In the records below, find each line with the word "matplotlib" and copy it.

::::::::

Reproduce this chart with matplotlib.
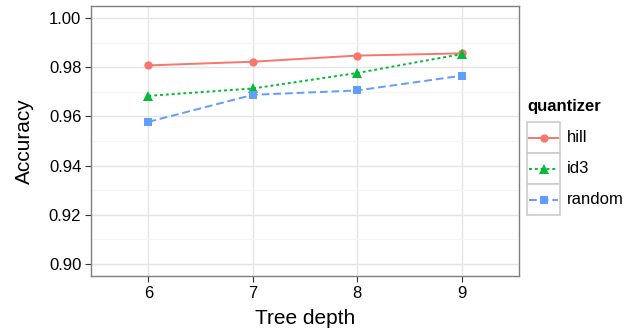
import matplotlib
matplotlib.use('Agg')
import matplotlib.pyplot as plt
from matplotlib.lines import Line2D
from matplotlib.patches import Rectangle

plt.rcParams['font.family'] = ['Liberation Sans', 'DejaVu Sans']

#Datos:
depth = [6, 7, 8, 9]
hill = [0.9808, 0.9823, 0.9848, 0.9857]
id3 = [0.9684, 0.9714, 0.9777, 0.9854]
random_q = [0.9578, 0.9688, 0.9706, 0.9766]
names = ['hill', 'id3', 'random']
series = [hill, id3, random_q]
cols = ['#F8766D', '#00BA38', '#619CFF']
marks = ['o', '^', 's']
msizes = [6, 7.5, 6]
styles = ['-', (0, (1.5, 1.5)), (0, (4, 2))]
yticks = [0.90, 0.92, 0.94, 0.96, 0.98, 1.00]

W, H = 641, 331
fig = plt.figure(figsize=(W / 100, H / 100), dpi=100)
ax = fig.add_axes([91 / W, 1 - 276 / H, 428 / W, 270 / H])

for s, c, m, ms, ls in zip(series, cols, marks, msizes, styles):
    ax.plot(depth, s, color=c, marker=m, markersize=ms, linestyle=ls,
            linewidth=1.4, markeredgewidth=0, zorder=3)

ax.set_xlim(5.45, 9.55)
ax.set_ylim(0.895, 1.005)
ax.set_xticks(depth)
ax.set_yticks(yticks)
ax.set_yticklabels(['%.2f' % v for v in yticks])
ax.set_yticks([0.91, 0.93, 0.95, 0.97, 0.99], minor=True)
ax.grid(True, which='major', color='#e5e5e5', linewidth=1.0)
ax.grid(True, which='minor', axis='y', color='#f5f5f5', linewidth=0.8)
ax.set_axisbelow(True)
for sp in ax.spines.values():
    sp.set_color('#7f7f7f')
    sp.set_linewidth(1.0)
ax.tick_params(which='major', length=4, color='#333333', labelsize=12,
               labelcolor='black', pad=3)
ax.tick_params(which='minor', length=0)
ax.set_xlabel('Tree depth', fontsize=15, labelpad=6)
ax.set_ylabel('Accuracy', fontsize=15, labelpad=11)

#Leyenda manual:
lg = fig.add_axes([0, 0, 1, 1])
lg.set_xlim(0, W)
lg.set_ylim(H, 0)
lg.axis('off')
lg.text(527, 107, 'quantizer', fontsize=12, fontweight='bold', va='center', ha='left')
y0 = 122
for i, (n, c, m, ms, ls) in enumerate(zip(names, cols, marks, msizes, styles)):
    top = y0 + i * 31
    lg.add_patch(Rectangle((527, top), 33, 31, facecolor='white',
                           edgecolor='#cccccc', linewidth=1.2))
    lg.add_line(Line2D([529, 558], [top + 15.5, top + 15.5], color=c,
                       linestyle=ls, linewidth=1.4))
    lg.plot([543.5], [top + 15.5], marker=m, color=c, markersize=ms,
            markeredgewidth=0)
    lg.text(567, top + 15.5, n, fontsize=12, va='center', ha='left')

fig.savefig('out.png', dpi=100)
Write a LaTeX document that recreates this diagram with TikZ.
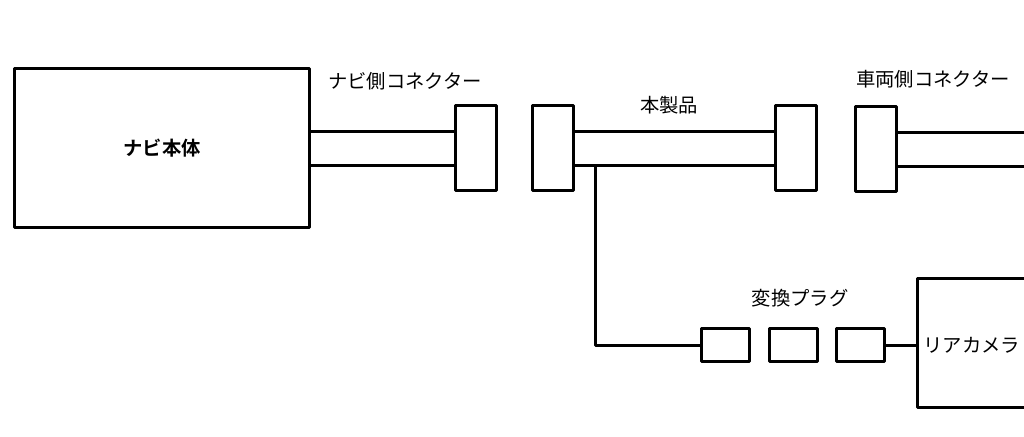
\documentclass[tikz,border=0pt]{standalone}
\usepackage{fontspec}
\newfontfamily\jp{Noto Sans CJK JP}[BoldFont={Noto Sans CJK JP Bold}]
\usetikzlibrary{calc,positioning}

\begin{document}
\begin{tikzpicture}[x=0.02cm,y=-0.02cm,line join=round,line width=0.06cm,
	conn/.style={draw,inner sep=0pt,minimum width=0.82cm,minimum height=1.7cm},
	plug/.style={draw,inner sep=0pt,minimum width=0.96cm,minimum height=0.66cm},
	lbl/.style={inner sep=0pt,font=\jp\fontsize{11}{13}\selectfont}]
		\useasboundingbox (0,0) rectangle (1024,436);
		\node[draw,minimum width=5.92cm,minimum height=3.2cm,inner sep=0pt,font=\jp\bfseries\fontsize{11}{13}\selectfont] (navi) at (162,148) {ナビ本体};
		\node[conn] (navc) at (476,148) {};
		\node[conn] (pl) at (553,148) {};
		\node[conn] (pr) at (796,148) {};
		\node[conn] (vc) at (876,149) {};
		\foreach \n/\x in {p1/725,p2/793,p3/860}{\node[plug] (\n) at (\x,345) {};}
		\coordinate (vend) at (1024,149);
		\coordinate (camtop) at (1024,278);
		\coordinate (camcorner) at (917,407);
		\coordinate (cambot) at (1024,407);
		\coordinate (br) at ($(pl.east)+(20,17)$);
		\foreach \d in {-17,17}{
			\draw ($(navi.east)+(0,\d)$) -- ($(navc.west)+(0,\d)$);
			\draw ($(pl.east)+(0,\d)$) -- ($(pr.west)+(0,\d)$);
			\draw ($(vc.east)+(0,\d)$) -- ($(vend)+(0,\d)$);}
		\draw (br) |- (p1.west);
		\draw (p3.east) -- (p3.east -| camcorner);
		\draw (camtop) -| (camcorner) -- (cambot);
		\node[lbl] (navclbl) at (405,81) {ナビ側コネクター};
		\node[lbl] (prodlbl) at (669,105) {本製品};
		\node[lbl] (vclbl) at (933,79) {車両側コネクター};
		\node[lbl] (pluglbl) at (800,298) {変換プラグ};
		\node[lbl,anchor=west] (cam) at (922,345) {リアカメラ};
\end{tikzpicture}
\end{document}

::::::::

CORRECT RESPONSE:
Reproduce this chart with matplotlib.
import matplotlib
matplotlib.use('Agg')
import matplotlib.pyplot as plt
from matplotlib.lines import Line2D
from matplotlib.patches import Rectangle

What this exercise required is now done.